As a general measurement rule you would expect to see a resolution of 10% or less of full scale reading.

The Gal/hr flow rate does that with its one decimal point, but to my mind for a Rotax 912 iS in cruise at around 15 l/hr +- half a litre is a little coarse - and even then I'm assuming that skyview rounds up or down at the .49 -.50 mark which it might not do.

To put that another way, if the reading is "14" that means somewhere between 13.50 and 14.49, which is a bit too big a gap for a 912 iS fuel flow.

The Red Cube is indeed highly accurate, once calibrated.  For me, then, its main utility is to indicate how much fuel has been used, and how much is left.  Since I’m leaning to an EGT ROP/LOP, the indicated flow is a result, not a target.  As long as it’s somewhere near the expected value, and all cylinders are performing equally, I’m happy that all is well.

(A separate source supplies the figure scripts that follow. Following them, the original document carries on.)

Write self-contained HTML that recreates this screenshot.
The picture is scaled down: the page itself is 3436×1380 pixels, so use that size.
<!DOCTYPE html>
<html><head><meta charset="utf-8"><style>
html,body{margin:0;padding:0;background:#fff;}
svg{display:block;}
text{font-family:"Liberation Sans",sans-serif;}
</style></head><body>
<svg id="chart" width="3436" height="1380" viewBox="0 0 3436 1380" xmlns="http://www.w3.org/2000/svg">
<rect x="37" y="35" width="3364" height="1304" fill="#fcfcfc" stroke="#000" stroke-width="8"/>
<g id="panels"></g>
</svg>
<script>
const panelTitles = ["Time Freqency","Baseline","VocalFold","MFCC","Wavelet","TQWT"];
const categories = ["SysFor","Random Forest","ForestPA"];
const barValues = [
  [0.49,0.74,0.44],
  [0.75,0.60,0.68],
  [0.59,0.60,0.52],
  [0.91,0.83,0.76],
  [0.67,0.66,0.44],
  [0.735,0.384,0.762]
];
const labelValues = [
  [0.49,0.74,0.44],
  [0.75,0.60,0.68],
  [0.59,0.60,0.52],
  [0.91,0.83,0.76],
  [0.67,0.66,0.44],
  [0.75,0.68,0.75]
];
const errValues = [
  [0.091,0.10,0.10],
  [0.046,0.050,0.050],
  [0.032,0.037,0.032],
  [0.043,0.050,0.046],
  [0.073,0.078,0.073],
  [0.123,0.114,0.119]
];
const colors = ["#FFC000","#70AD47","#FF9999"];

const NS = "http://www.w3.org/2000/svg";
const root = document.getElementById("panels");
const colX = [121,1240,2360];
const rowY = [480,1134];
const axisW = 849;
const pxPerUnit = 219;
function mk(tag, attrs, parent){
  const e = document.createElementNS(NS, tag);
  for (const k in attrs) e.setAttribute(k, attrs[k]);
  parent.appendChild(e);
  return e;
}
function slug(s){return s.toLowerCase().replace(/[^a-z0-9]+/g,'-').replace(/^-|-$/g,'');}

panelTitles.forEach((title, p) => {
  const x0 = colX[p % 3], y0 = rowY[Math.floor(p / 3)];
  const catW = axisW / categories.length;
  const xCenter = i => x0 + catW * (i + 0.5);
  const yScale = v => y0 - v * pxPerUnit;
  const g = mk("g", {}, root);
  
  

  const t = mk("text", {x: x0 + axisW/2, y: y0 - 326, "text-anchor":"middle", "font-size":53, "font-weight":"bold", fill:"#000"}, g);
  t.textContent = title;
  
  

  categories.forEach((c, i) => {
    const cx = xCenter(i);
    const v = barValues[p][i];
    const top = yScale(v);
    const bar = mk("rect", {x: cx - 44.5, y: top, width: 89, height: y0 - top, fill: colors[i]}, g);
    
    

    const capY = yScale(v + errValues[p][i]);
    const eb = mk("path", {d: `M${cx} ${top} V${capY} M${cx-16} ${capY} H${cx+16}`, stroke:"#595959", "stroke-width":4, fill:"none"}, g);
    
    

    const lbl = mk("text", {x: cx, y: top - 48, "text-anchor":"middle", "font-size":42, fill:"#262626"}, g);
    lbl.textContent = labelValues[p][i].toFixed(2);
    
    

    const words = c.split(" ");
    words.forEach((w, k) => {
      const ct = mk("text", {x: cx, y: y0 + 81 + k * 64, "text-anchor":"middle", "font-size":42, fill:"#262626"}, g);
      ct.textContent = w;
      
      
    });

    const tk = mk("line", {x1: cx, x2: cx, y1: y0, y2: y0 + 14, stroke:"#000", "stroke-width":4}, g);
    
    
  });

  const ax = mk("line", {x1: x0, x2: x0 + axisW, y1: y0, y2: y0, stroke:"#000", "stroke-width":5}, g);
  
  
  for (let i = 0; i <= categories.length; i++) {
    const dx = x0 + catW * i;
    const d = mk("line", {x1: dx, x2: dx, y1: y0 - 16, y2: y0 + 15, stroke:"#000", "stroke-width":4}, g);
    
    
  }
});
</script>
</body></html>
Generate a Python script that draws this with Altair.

Since there’s no manual leaning on your 912iS, may I suggest that the resolution of its indicated flow is even less relevant?  If the number is a litre more or less than expected, is any action required or even possible?  I’d expect that, should you suffer a blockage or leak, the flow will change by a lot more than that, and you’ll notice it.

The FT60 is accurate enough to support one decimal place of litres and that would allow more accurate trend monitoring and fuel flow setting instead of +- 0.5litres.

I know a tenth of a litre is nothing for a big Continental or Lycoming that swallows juice by the gallon, but to us folks with nothing bigger than a sewing machine up front 0.1 litres might be signifigant.

For trend monitoring, there’s a lot of value in establishing a SavvyAnalysis account, and keeping an eye on your datalogs over a period.  That will likely tell you a lot more than indicated flow during the flight, as you’ll benefit from the high internal resolution of the Skyview and you can correlate it with other data such as RPM, cruise alt, OAT etc.

Checking fuel uplift after a flight against the expected number from the Skyview will confirm that the Red Cube calibration hasn’t shifted.